Another book followed: “The Favored Daughter: One Woman's Fight to Lead Afghanistan into the Future,” co-written with Nadene Ghouri. Below is an excerpt:
"They often try to kill me.
Recently they have tried even harder than usual to murder me, threatening my home, tracking my journeys to work so they can lay a bomb as my car passes, even firing on a convoy of police vehicles that was supposed to protect me. One recent gun attack on my car lasted for 30 minutes, killing two policemen. I stayed inside the vehicle, not knowing if I would be alive or dead when it was over.
I know the Taliban and those others who seek to silence me for speaking out against corruption and bad leadership in my country will not be happy until I am dead.
But on this day I ignored the threat. I have ignored countless similar threats, because if I didn't, I could not do my job.

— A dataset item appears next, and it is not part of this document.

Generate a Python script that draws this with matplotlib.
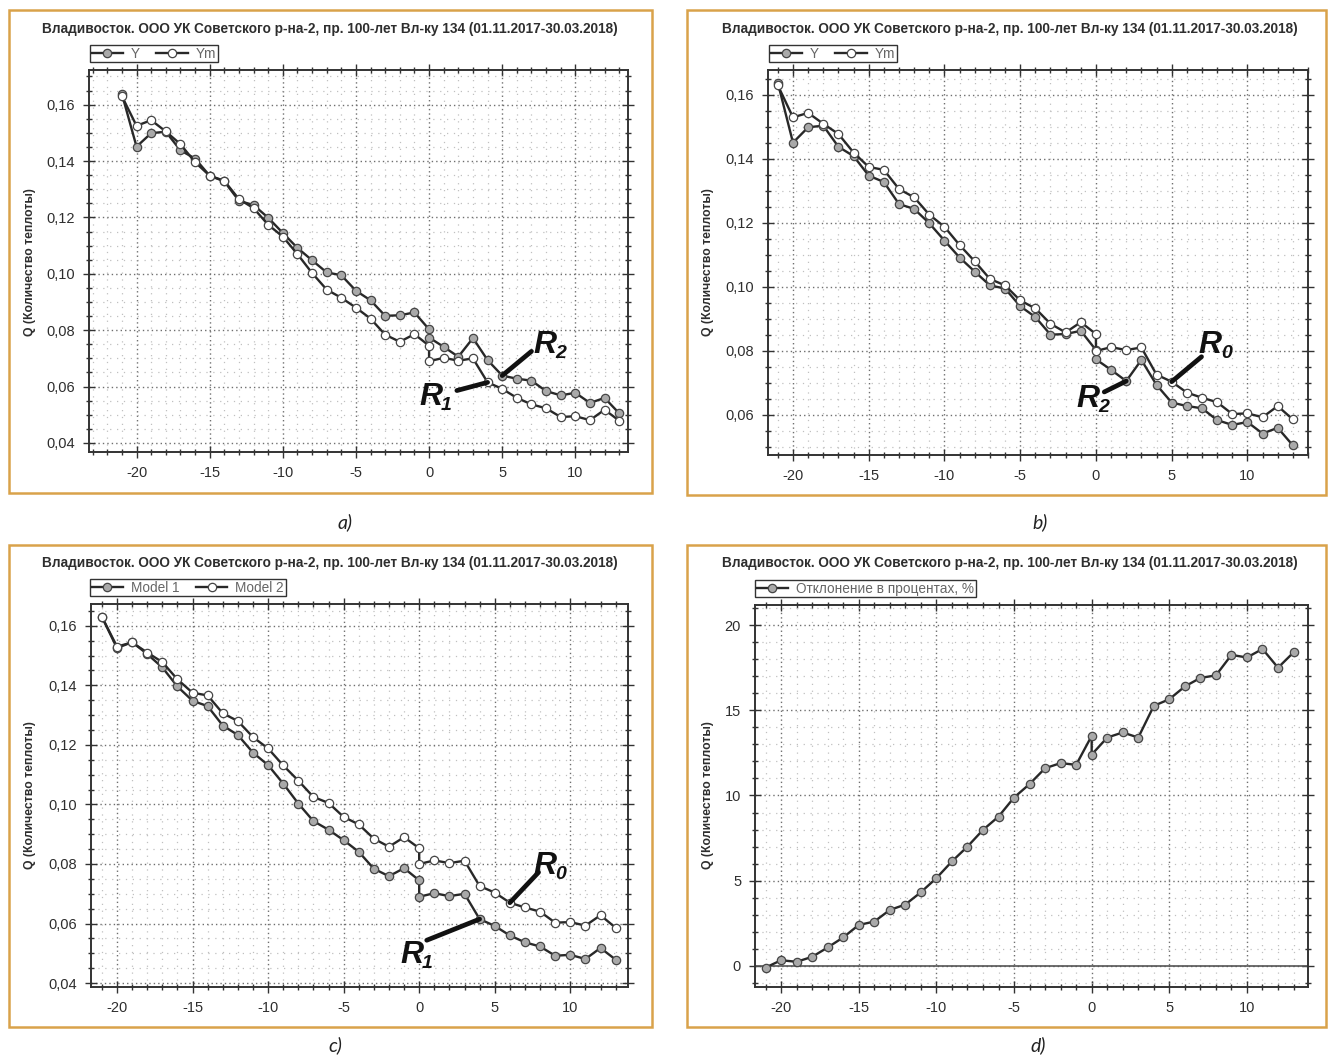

But I felt the threat. I always feel it. That's the very nature of threat, and those who threaten know that.
I awoke my eldest daughter, Shaharzad, who is twelve, at 6:00 a.m. and told her that if I didn't come home from this trip in a few days, she was to read the letter to her ten-year-old younger sister, Shuhra. Shaharzad's eyes, full of questions, met mine. I placed my finger to her lips and kissed her and her sleeping sister on the forehead as I quietly left the room and closed the door.
I regularly tear myself away from my children to do my work, despite knowing I might well be murdered. But my job is to represent the poorest people of my nation. That purpose, along with raising my two beautiful daughters, is what I live for. I could not on that day, and will not ever, let my people down." (SOURCE: NPR)
Fawzia was selected as a “Young Global Leader” by the World Economic Forum in 2009 and was re-elected in the parliamentary elections the following year. She will run for Afghanistan’s highest political seat in 2018.